* What you need to do *
Exactly repeat the material, dropping only the pictures.

* Source excerpt *
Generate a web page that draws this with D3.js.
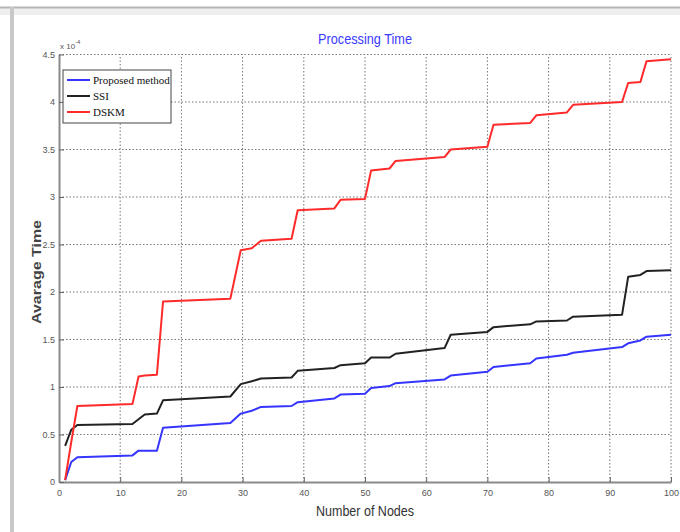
<!DOCTYPE html>
<html>
<head>
<meta charset="utf-8">
<script src="https://cdn.jsdelivr.net/npm/d3@7"></script>
<style>
  body { margin: 0; background: #fff; }
  svg { display: block; }
  .tick text { font-family: "Liberation Sans", Arial, sans-serif; font-size: 9px; fill: #555; }
</style>
</head>
<body>
<svg id="chart" width="680" height="532"></svg>
<script>
// sample nodes shared by every series (values in units of 1e-4)
var nodes = [1, 2, 3, 12, 13, 14, 16, 17, 28, 29.7, 31.5, 33, 38, 39, 45, 46, 50, 51, 54, 55, 63, 64, 70, 71, 77, 78, 83, 84, 92, 93, 95, 96, 100];
var proposed = [0.02, 0.21, 0.26, 0.28, 0.33, 0.33, 0.33, 0.57, 0.62, 0.72, 0.75, 0.79, 0.80, 0.84, 0.88, 0.92, 0.93, 0.99, 1.01, 1.04, 1.08, 1.12, 1.16, 1.21, 1.25, 1.30, 1.34, 1.36, 1.42, 1.46, 1.49, 1.53, 1.55];
var ssi = [0.38, 0.55, 0.60, 0.61, 0.66, 0.71, 0.72, 0.86, 0.90, 1.03, 1.06, 1.09, 1.10, 1.17, 1.20, 1.23, 1.25, 1.31, 1.31, 1.35, 1.41, 1.55, 1.58, 1.63, 1.66, 1.69, 1.70, 1.74, 1.76, 2.16, 2.18, 2.22, 2.23];
var dskm = [0.02, 0.42, 0.80, 0.82, 1.11, 1.12, 1.13, 1.90, 1.93, 2.44, 2.46, 2.54, 2.56, 2.86, 2.88, 2.97, 2.98, 3.28, 3.30, 3.38, 3.42, 3.50, 3.53, 3.76, 3.78, 3.86, 3.89, 3.97, 4.00, 4.20, 4.21, 4.43, 4.45];

var xTicks = [0, 10, 20, 30, 40, 50, 60, 70, 80, 90, 100];
var yTicks = [0, 0.5, 1, 1.5, 2, 2.5, 3, 3.5, 4, 4.5];

var seriesNames = ['Proposed method', 'SSI', 'DSKM'];
var seriesColors = ['#3535ff', '#222222', '#ff2a2a'];
var seriesValues = [proposed, ssi, dskm];

var svg = d3.select('#chart');
var plotLeft = 59, plotRight = 671, plotTop = 54.5, plotBottom = 482;

var x = d3.scaleLinear().domain([0, 100]).range([plotLeft, plotRight]);
var y = d3.scaleLinear().domain([0, 4.5]).range([plotBottom, plotTop]);

// window frame of the screenshot
svg.append('rect').attr('x', 0).attr('y', 7).attr('width', 680).attr('height', 8).attr('fill', '#efefef');
svg.append('line').attr('x1', 0).attr('x2', 680).attr('y1', 7.5).attr('y2', 7.5).attr('stroke', '#b5b5b5').attr('stroke-width', 2);
svg.append('rect').attr('x', 10).attr('y', 7).attr('width', 4).attr('height', 525).attr('fill', '#c8c8c8');

// grid
var grid = svg.append('g').attr('class', 'grid');
grid.selectAll('line.gx')
  .data(xTicks.slice(1))
  .enter()
  .append('line')
  .attr('x1', function(d) { return x(d); })
  .attr('x2', function(d) { return x(d); })
  .attr('y1', plotBottom)
  .attr('y2', plotTop)
  .attr('stroke', '#777')
  .attr('stroke-width', 1)
  .attr('stroke-dasharray', '1.5,2');
grid.selectAll('line.gy')
  .data(yTicks.slice(1))
  .enter()
  .append('line')
  .attr('x1', plotLeft)
  .attr('x2', plotRight)
  .attr('y1', function(d) { return y(d); })
  .attr('y2', function(d) { return y(d); })
  .attr('stroke', '#777')
  .attr('stroke-width', 1)
  .attr('stroke-dasharray', '1.5,2');

// axes
var xAxis = d3.axisBottom(x).tickValues(xTicks).tickSizeInner(-5).tickSizeOuter(0).tickPadding(8);
var yAxis = d3.axisLeft(y).tickValues(yTicks).tickSizeInner(-5).tickSizeOuter(0).tickPadding(4)
  .tickFormat(function(d) { return d3.format('')(d); });

var gx = svg.append('g').attr('transform', 'translate(0,' + plotBottom + ')').call(xAxis);
var gy = svg.append('g').attr('transform', 'translate(' + plotLeft + ',0)').call(yAxis);
[gx, gy].forEach(function(g) {
  g.select('.domain').attr('stroke', '#8a8a8a').attr('stroke-width', 2);
  g.selectAll('.tick line').attr('stroke', '#666');
});

// exponent label
var expo = svg.append('text')
  .attr('x', plotLeft + 1)
  .attr('y', 49)
  .attr('font-family', '"Liberation Sans", Arial, sans-serif')
  .attr('font-size', 8)
  .attr('fill', '#555')
  .text('x 10');
expo.append('tspan').attr('dy', -5).attr('font-size', 6).text('-4');

// series
var line = d3.line()
  .x(function(d, i) { return x(nodes[i]); })
  .y(function(d) { return y(d); });

svg.selectAll('path.series')
  .data(seriesValues)
  .enter()
  .append('path')
  .attr('class', 'series')
  .attr('fill', 'none')
  .attr('stroke', function(d, i) { return seriesColors[i]; })
  .attr('stroke-width', 2)
  .attr('stroke-linejoin', 'round')
  .attr('d', line);

// legend
var legend = svg.append('g').attr('transform', 'translate(63,70)');
legend.append('rect')
  .attr('width', 108)
  .attr('height', 53)
  .attr('fill', '#fff')
  .attr('stroke', '#444')
  .attr('stroke-width', 1);
var entry = legend.selectAll('g.entry')
  .data(seriesNames)
  .enter()
  .append('g')
  .attr('transform', function(d, i) { return 'translate(0,' + (10 + i * 16) + ')'; });
entry.append('line')
  .attr('x1', 4).attr('x2', 27)
  .attr('stroke', function(d, i) { return seriesColors[i]; })
  .attr('stroke-width', 2);
entry.append('text')
  .attr('x', 30)
  .attr('y', 4)
  .attr('font-family', '"Liberation Serif", "Times New Roman", serif')
  .attr('font-size', 11)
  .attr('fill', '#111')
  .text(function(d) { return d; });

// titles
svg.append('text')
  .attr('x', (plotLeft + plotRight) / 2)
  .attr('y', 44)
  .attr('text-anchor', 'middle')
  .attr('font-family', '"Liberation Sans", Arial, sans-serif')
  .attr('font-size', 15)
  .attr('textLength', 94)
  .attr('lengthAdjust', 'spacingAndGlyphs')
  .attr('fill', '#3a3aff')
  .text('Processing Time');

svg.append('text')
  .attr('x', (plotLeft + plotRight) / 2)
  .attr('y', 516)
  .attr('text-anchor', 'middle')
  .attr('font-family', '"Liberation Sans", Arial, sans-serif')
  .attr('font-size', 15)
  .attr('textLength', 98)
  .attr('lengthAdjust', 'spacingAndGlyphs')
  .attr('fill', '#333')
  .text('Number of Nodes');

svg.append('text')
  .attr('transform', 'translate(41,272) rotate(-90)')
  .attr('text-anchor', 'middle')
  .attr('font-family', '"Liberation Sans", Arial, sans-serif')
  .attr('font-weight', 'bold')
  .attr('font-size', 13)
  .attr('textLength', 104)
  .attr('lengthAdjust', 'spacingAndGlyphs')
  .attr('fill', '#444')
  .text('Avarage Time');
</script>
</body>
</html>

* Solved exercise *
Generate a web page that draws this with D3.js.
<!DOCTYPE html>
<html>
<head>
<meta charset="utf-8">
<script src="https://cdn.jsdelivr.net/npm/d3@7"></script>
<style>
  body { margin: 0; background: #fff; }
  svg { display: block; }
  .tick text { font-family: "Liberation Sans", Arial, sans-serif; font-size: 9px; fill: #555; }
</style>
</head>
<body>
<svg id="chart" width="680" height="532"></svg>
<script>
// sample nodes shared by every series (values in units of 1e-4)
var nodes = [1, 2, 3, 12, 13, 14, 16, 17, 28, 29.7, 31.5, 33, 38, 39, 45, 46, 50, 51, 54, 55, 63, 64, 70, 71, 77, 78, 83, 84, 92, 93, 95, 96, 100];
var proposed = [0.02, 0.21, 0.26, 0.28, 0.33, 0.33, 0.33, 0.57, 0.62, 0.72, 0.75, 0.79, 0.80, 0.84, 0.88, 0.92, 0.93, 0.99, 1.01, 1.04, 1.08, 1.12, 1.16, 1.21, 1.25, 1.30, 1.34, 1.36, 1.42, 1.46, 1.49, 1.53, 1.55];
var ssi = [0.38, 0.55, 0.60, 0.61, 0.66, 0.71, 0.72, 0.86, 0.90, 1.03, 1.06, 1.09, 1.10, 1.17, 1.20, 1.23, 1.25, 1.31, 1.31, 1.35, 1.41, 1.55, 1.58, 1.63, 1.66, 1.69, 1.70, 1.74, 1.76, 2.16, 2.18, 2.22, 2.23];
var dskm = [0.02, 0.42, 0.80, 0.82, 1.11, 1.12, 1.13, 1.90, 1.93, 2.44, 2.46, 2.54, 2.56, 2.86, 2.88, 2.97, 2.98, 3.28, 3.30, 3.38, 3.42, 3.50, 3.53, 3.76, 3.78, 3.86, 3.89, 3.97, 4.00, 4.20, 4.21, 4.43, 4.45];

var xTicks = [0, 10, 20, 30, 40, 50, 60, 70, 80, 90, 100];
var yTicks = [0, 0.5, 1, 1.5, 2, 2.5, 3, 3.5, 4, 4.5];

var seriesNames = ['Proposed method', 'SSI', 'DSKM'];
var seriesColors = ['#3535ff', '#222222', '#ff2a2a'];
var seriesValues = [proposed, ssi, dskm];

var svg = d3.select('#chart');
var plotLeft = 59, plotRight = 671, plotTop = 54.5, plotBottom = 482;

var x = d3.scaleLinear().domain([0, 100]).range([plotLeft, plotRight]);
var y = d3.scaleLinear().domain([0, 4.5]).range([plotBottom, plotTop]);

// window frame of the screenshot
svg.append('rect').attr('x', 0).attr('y', 7).attr('width', 680).attr('height', 8).attr('fill', '#efefef');
svg.append('line').attr('x1', 0).attr('x2', 680).attr('y1', 7.5).attr('y2', 7.5).attr('stroke', '#b5b5b5').attr('stroke-width', 2);
svg.append('rect').attr('x', 10).attr('y', 7).attr('width', 4).attr('height', 525).attr('fill', '#c8c8c8');

// grid
var grid = svg.append('g').attr('class', 'grid');
grid.selectAll('line.gx')
  .data(xTicks.slice(1))
  .enter()
  .append('line')
  .attr('x1', function(d) { return x(d); })
  .attr('x2', function(d) { return x(d); })
  .attr('y1', plotBottom)
  .attr('y2', plotTop)
  .attr('stroke', '#777')
  .attr('stroke-width', 1)
  .attr('stroke-dasharray', '1.5,2');
grid.selectAll('line.gy')
  .data(yTicks.slice(1))
  .enter()
  .append('line')
  .attr('x1', plotLeft)
  .attr('x2', plotRight)
  .attr('y1', function(d) { return y(d); })
  .attr('y2', function(d) { return y(d); })
  .attr('stroke', '#777')
  .attr('stroke-width', 1)
  .attr('stroke-dasharray', '1.5,2');

// axes
var xAxis = d3.axisBottom(x).tickValues(xTicks).tickSizeInner(-5).tickSizeOuter(0).tickPadding(8);
var yAxis = d3.axisLeft(y).tickValues(yTicks).tickSizeInner(-5).tickSizeOuter(0).tickPadding(4)
  .tickFormat(function(d) { return d3.format('')(d); });

var gx = svg.append('g').attr('transform', 'translate(0,' + plotBottom + ')').call(xAxis);
var gy = svg.append('g').attr('transform', 'translate(' + plotLeft + ',0)').call(yAxis);
[gx, gy].forEach(function(g) {
  g.select('.domain').attr('stroke', '#8a8a8a').attr('stroke-width', 2);
  g.selectAll('.tick line').attr('stroke', '#666');
});

// exponent label
var expo = svg.append('text')
  .attr('x', plotLeft + 1)
  .attr('y', 49)
  .attr('font-family', '"Liberation Sans", Arial, sans-serif')
  .attr('font-size', 8)
  .attr('fill', '#555')
  .text('x 10');
expo.append('tspan').attr('dy', -5).attr('font-size', 6).text('-4');

// series
var line = d3.line()
  .x(function(d, i) { return x(nodes[i]); })
  .y(function(d) { return y(d); });

svg.selectAll('path.series')
  .data(seriesValues)
  .enter()
  .append('path')
  .attr('class', 'series')
  .attr('fill', 'none')
  .attr('stroke', function(d, i) { return seriesColors[i]; })
  .attr('stroke-width', 2)
  .attr('stroke-linejoin', 'round')
  .attr('d', line);

// legend
var legend = svg.append('g').attr('transform', 'translate(63,70)');
legend.append('rect')
  .attr('width', 108)
  .attr('height', 53)
  .attr('fill', '#fff')
  .attr('stroke', '#444')
  .attr('stroke-width', 1);
var entry = legend.selectAll('g.entry')
  .data(seriesNames)
  .enter()
  .append('g')
  .attr('transform', function(d, i) { return 'translate(0,' + (10 + i * 16) + ')'; });
entry.append('line')
  .attr('x1', 4).attr('x2', 27)
  .attr('stroke', function(d, i) { return seriesColors[i]; })
  .attr('stroke-width', 2);
entry.append('text')
  .attr('x', 30)
  .attr('y', 4)
  .attr('font-family', '"Liberation Serif", "Times New Roman", serif')
  .attr('font-size', 11)
  .attr('fill', '#111')
  .text(function(d) { return d; });

// titles
svg.append('text')
  .attr('x', (plotLeft + plotRight) / 2)
  .attr('y', 44)
  .attr('text-anchor', 'middle')
  .attr('font-family', '"Liberation Sans", Arial, sans-serif')
  .attr('font-size', 15)
  .attr('textLength', 94)
  .attr('lengthAdjust', 'spacingAndGlyphs')
  .attr('fill', '#3a3aff')
  .text('Processing Time');

svg.append('text')
  .attr('x', (plotLeft + plotRight) / 2)
  .attr('y', 516)
  .attr('text-anchor', 'middle')
  .attr('font-family', '"Liberation Sans", Arial, sans-serif')
  .attr('font-size', 15)
  .attr('textLength', 98)
  .attr('lengthAdjust', 'spacingAndGlyphs')
  .attr('fill', '#333')
  .text('Number of Nodes');

svg.append('text')
  .attr('transform', 'translate(41,272) rotate(-90)')
  .attr('text-anchor', 'middle')
  .attr('font-family', '"Liberation Sans", Arial, sans-serif')
  .attr('font-weight', 'bold')
  .attr('font-size', 13)
  .attr('textLength', 104)
  .attr('lengthAdjust', 'spacingAndGlyphs')
  .attr('fill', '#444')
  .text('Avarage Time');
</script>
</body>
</html>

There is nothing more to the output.